▸ **DO THIS**:
Retype exactly the lines from the line containing "Clone this chart in matplotlib." through the line containing "ax.set_ylim(0, 70)", both included, and nothing more; skip the pictures.
#### STORED RECORDS ####
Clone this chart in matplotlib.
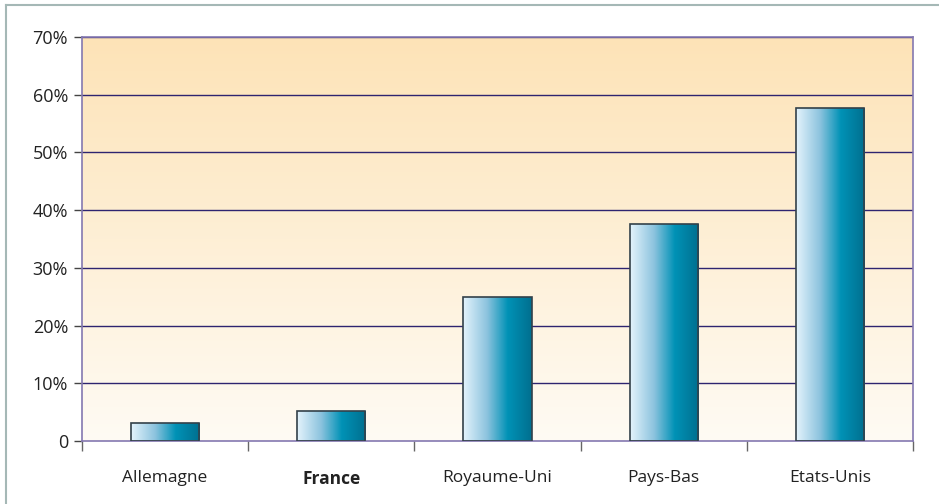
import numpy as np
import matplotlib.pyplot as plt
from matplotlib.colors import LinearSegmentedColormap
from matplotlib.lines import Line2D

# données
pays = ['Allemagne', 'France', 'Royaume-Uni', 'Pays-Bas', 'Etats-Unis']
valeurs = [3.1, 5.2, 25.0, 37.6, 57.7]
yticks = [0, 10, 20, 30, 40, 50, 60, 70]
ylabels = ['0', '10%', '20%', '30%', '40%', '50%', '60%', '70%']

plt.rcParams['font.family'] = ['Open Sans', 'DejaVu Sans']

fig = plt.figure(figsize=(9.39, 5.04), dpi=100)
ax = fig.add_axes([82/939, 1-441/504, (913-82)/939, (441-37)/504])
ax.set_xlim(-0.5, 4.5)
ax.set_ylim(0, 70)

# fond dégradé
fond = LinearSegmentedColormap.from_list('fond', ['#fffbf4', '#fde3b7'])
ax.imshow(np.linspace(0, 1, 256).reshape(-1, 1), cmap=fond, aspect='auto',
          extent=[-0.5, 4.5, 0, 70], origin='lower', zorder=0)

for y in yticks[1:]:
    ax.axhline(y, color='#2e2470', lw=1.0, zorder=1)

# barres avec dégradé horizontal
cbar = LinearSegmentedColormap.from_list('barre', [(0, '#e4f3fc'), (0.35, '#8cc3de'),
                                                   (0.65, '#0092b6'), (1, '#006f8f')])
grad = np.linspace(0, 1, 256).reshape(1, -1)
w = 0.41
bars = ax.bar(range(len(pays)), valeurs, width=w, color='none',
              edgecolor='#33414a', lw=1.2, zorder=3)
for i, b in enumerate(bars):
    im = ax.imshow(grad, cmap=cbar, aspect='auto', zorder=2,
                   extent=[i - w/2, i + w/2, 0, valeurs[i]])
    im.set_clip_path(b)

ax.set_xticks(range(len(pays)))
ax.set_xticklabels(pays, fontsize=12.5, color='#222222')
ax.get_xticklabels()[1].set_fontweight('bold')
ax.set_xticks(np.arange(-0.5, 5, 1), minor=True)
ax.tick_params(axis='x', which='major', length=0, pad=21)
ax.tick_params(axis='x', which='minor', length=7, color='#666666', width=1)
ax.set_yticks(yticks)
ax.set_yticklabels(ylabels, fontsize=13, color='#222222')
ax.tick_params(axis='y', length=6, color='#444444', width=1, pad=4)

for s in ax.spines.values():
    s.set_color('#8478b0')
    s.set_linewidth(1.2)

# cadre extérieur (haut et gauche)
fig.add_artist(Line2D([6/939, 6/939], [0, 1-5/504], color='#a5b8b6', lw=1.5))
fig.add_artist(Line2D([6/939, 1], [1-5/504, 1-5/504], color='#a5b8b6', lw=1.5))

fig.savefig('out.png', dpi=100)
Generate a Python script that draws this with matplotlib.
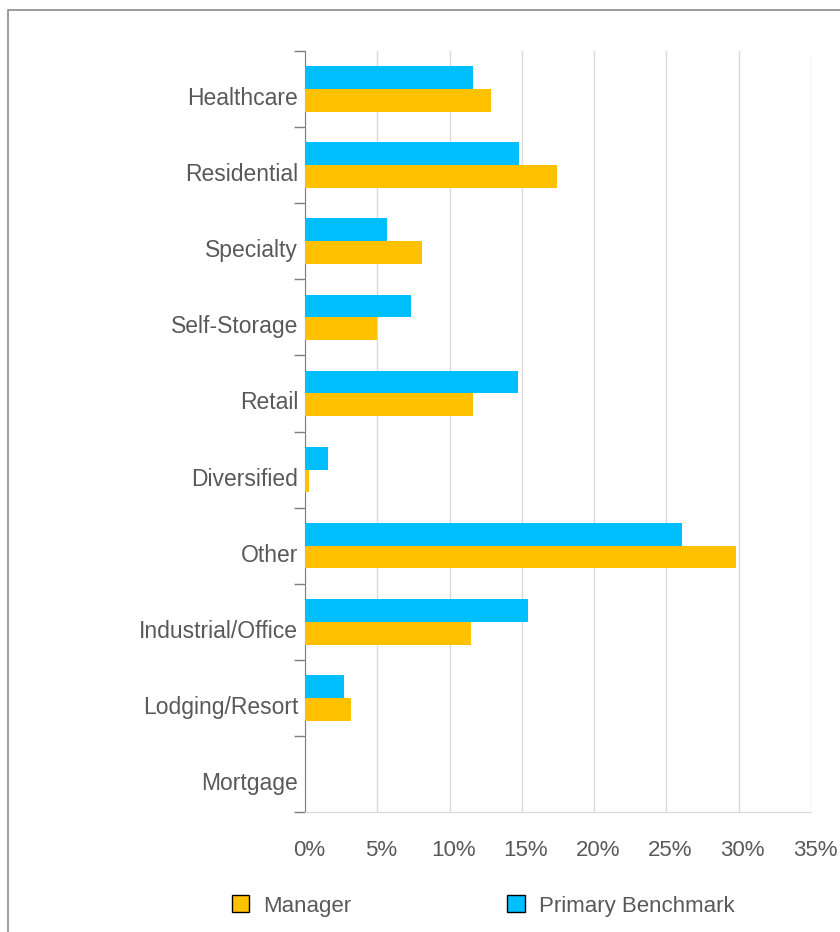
####
#### STORED RECORDS ####
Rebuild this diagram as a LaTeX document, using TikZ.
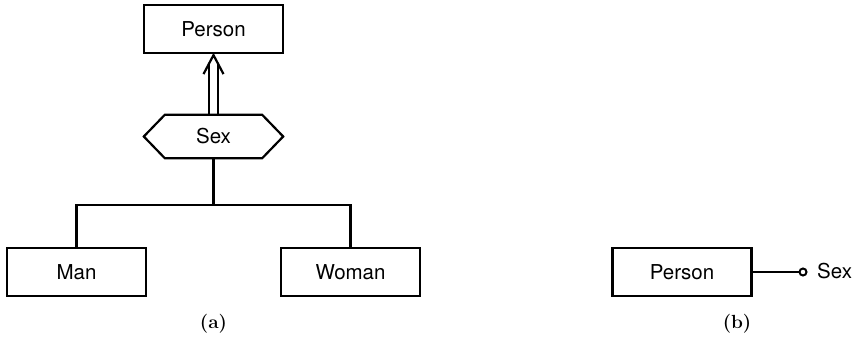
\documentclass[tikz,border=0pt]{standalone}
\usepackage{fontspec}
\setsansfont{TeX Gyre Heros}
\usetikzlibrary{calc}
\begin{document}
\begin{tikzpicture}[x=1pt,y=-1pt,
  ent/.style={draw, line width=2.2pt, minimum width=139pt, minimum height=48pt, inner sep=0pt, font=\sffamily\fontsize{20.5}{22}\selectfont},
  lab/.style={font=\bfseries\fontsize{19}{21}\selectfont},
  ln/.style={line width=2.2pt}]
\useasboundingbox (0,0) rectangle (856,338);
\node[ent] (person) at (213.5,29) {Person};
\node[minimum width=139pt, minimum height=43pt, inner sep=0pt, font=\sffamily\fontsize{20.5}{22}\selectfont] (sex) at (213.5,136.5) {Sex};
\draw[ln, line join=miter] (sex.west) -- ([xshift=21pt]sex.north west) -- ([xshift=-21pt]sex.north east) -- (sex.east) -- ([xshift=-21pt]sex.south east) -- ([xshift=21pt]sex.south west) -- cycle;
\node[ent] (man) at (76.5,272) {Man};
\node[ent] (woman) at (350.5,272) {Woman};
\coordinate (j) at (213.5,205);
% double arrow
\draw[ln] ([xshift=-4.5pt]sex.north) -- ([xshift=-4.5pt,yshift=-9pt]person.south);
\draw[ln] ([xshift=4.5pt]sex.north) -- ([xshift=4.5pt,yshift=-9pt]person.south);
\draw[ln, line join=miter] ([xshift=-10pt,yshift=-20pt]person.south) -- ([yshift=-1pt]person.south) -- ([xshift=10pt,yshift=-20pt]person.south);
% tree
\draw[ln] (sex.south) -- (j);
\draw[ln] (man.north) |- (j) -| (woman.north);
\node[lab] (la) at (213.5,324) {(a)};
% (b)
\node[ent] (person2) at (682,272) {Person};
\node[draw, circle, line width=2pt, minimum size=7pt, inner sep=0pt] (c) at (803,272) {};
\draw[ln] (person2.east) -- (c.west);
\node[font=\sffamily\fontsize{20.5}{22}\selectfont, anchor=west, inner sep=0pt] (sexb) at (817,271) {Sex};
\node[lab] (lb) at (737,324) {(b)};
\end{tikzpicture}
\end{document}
####
#### STORED RECORDS ####
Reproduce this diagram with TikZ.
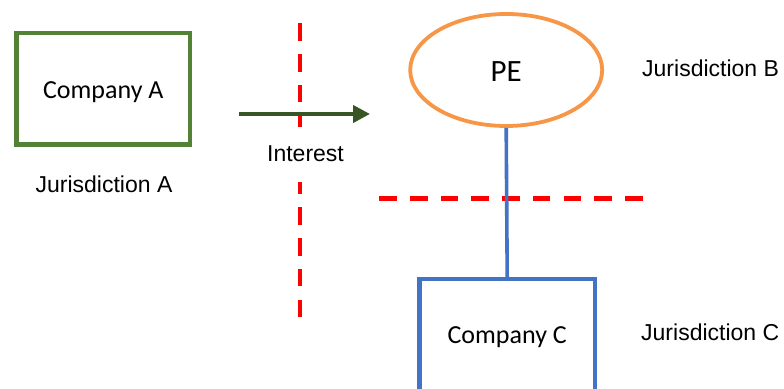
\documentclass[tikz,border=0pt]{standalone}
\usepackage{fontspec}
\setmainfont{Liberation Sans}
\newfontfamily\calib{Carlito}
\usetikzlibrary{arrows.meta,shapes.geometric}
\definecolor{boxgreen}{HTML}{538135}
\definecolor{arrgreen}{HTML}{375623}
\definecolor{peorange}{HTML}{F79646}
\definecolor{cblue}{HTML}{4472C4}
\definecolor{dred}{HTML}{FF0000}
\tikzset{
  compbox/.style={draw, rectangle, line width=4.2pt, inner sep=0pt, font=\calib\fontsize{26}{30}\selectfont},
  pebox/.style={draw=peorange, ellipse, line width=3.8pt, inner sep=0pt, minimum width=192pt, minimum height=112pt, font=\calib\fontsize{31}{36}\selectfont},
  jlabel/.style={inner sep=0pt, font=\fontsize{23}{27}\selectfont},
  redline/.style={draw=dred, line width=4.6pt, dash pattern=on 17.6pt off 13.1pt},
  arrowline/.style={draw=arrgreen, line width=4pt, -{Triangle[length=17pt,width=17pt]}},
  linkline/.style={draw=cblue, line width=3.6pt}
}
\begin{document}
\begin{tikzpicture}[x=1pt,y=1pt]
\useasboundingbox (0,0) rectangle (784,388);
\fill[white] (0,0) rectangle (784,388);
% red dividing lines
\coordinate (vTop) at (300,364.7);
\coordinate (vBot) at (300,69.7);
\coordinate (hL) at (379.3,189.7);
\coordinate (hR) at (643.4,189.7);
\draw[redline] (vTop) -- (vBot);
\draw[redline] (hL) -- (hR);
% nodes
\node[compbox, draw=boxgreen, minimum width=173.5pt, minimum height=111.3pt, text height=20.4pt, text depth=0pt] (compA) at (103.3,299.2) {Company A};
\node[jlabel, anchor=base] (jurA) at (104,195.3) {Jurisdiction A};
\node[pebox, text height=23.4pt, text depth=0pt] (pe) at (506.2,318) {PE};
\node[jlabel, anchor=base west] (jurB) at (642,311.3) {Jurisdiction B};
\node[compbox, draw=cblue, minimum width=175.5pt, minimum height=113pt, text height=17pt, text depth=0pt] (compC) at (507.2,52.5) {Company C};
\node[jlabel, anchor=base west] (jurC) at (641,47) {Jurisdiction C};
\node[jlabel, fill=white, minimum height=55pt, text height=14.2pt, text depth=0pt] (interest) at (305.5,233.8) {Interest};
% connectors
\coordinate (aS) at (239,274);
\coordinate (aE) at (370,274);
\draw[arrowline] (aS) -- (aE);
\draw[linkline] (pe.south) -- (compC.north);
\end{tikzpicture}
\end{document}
####
▸ **TASK RESULT**:
Clone this chart in matplotlib.
import numpy as np
import matplotlib.pyplot as plt
from matplotlib.colors import LinearSegmentedColormap
from matplotlib.lines import Line2D

# données
pays = ['Allemagne', 'France', 'Royaume-Uni', 'Pays-Bas', 'Etats-Unis']
valeurs = [3.1, 5.2, 25.0, 37.6, 57.7]
yticks = [0, 10, 20, 30, 40, 50, 60, 70]
ylabels = ['0', '10%', '20%', '30%', '40%', '50%', '60%', '70%']

plt.rcParams['font.family'] = ['Open Sans', 'DejaVu Sans']

fig = plt.figure(figsize=(9.39, 5.04), dpi=100)
ax = fig.add_axes([82/939, 1-441/504, (913-82)/939, (441-37)/504])
ax.set_xlim(-0.5, 4.5)
ax.set_ylim(0, 70)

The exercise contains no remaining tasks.